Economic driver steps on the gas
Fairfield County has long been recognized as an economic driver for Connecticut. This month, five municipalities in the county have proposed legislation to rev up that reputation.
Fairfield, Greenwich, Norwalk, Stamford and Westport have formed a consortium (The Fairfield Five) whose goal is to jump-start business, transportation, education, and tourism. The genesis of the symbiotic endeavor was the full throttle quest in 2018 to entice Amazon to locate its HQ2 in Stamford, with compelling support of quality of life attributes from the other four municipalities.
HB 6185 — An Act Concerning a Pilot Program for Regional Marketing and Economic Development in Fairfield County — proposes to codify and provide matching funds for another collective effort. The bipartisan legislation has received a public hearing in the Commerce Committee and is co-sponsored by the General Assembly delegations in the five municipalities.

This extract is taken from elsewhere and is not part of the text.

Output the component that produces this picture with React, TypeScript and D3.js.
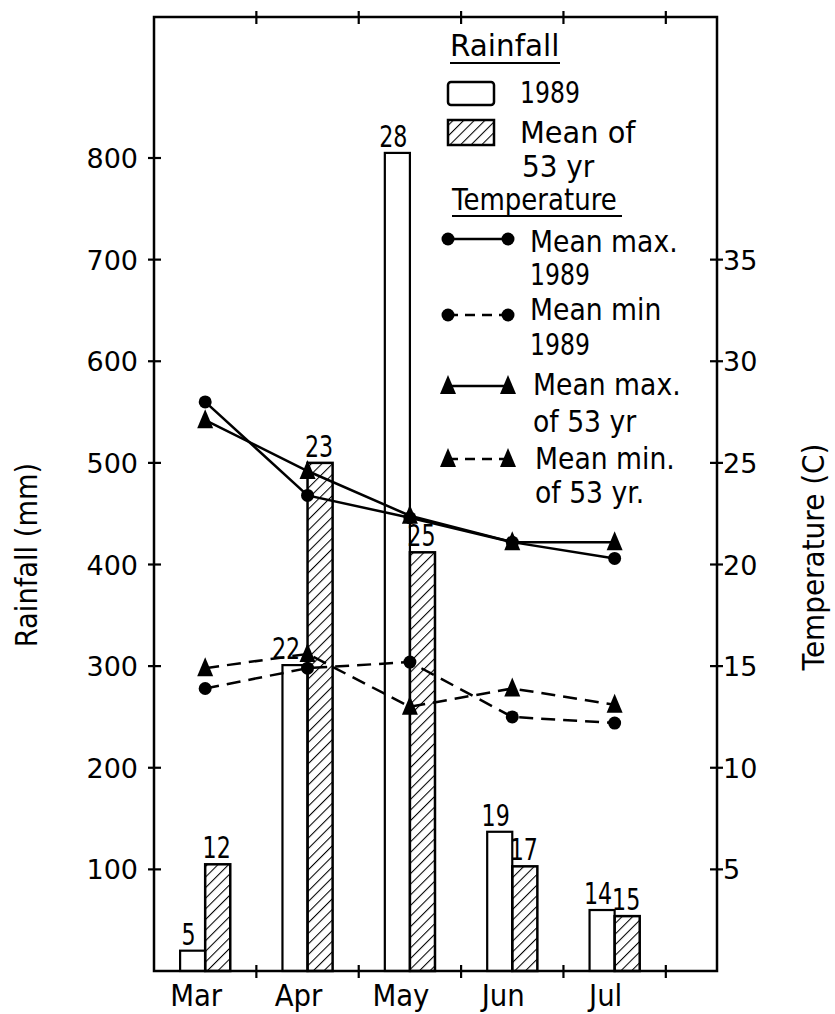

The regional paradigm produced could be adapted and expanded state-wide. Basic structural considerations to be addressed are: lower and predictable taxes; streamlined permitting processes; an available and educated workforce; and an environment that encourages startups and small businesses. The Fairfield Five are positioned well as a cluster in the economic development areas of technology, cyber security, medicine, entertainment, finance, education, and hospitality.
Existing ancillary amenities are: diverse natural beauty; restaurants, vibrant venues for socializing, arts and culture; proximity to urban centers, including New York City; a robust education system and strong network of public and private institutions of higher learning; recreation and sports; and a variety of housing options — both type and price.
The economic engine potential of The Fairfield Five is exponential, and the pilot program (HB 6185) certainly merits a test drive.
Livvy Floren is the state representative in the 149th district, which includes parts of Greenwich and Stamford.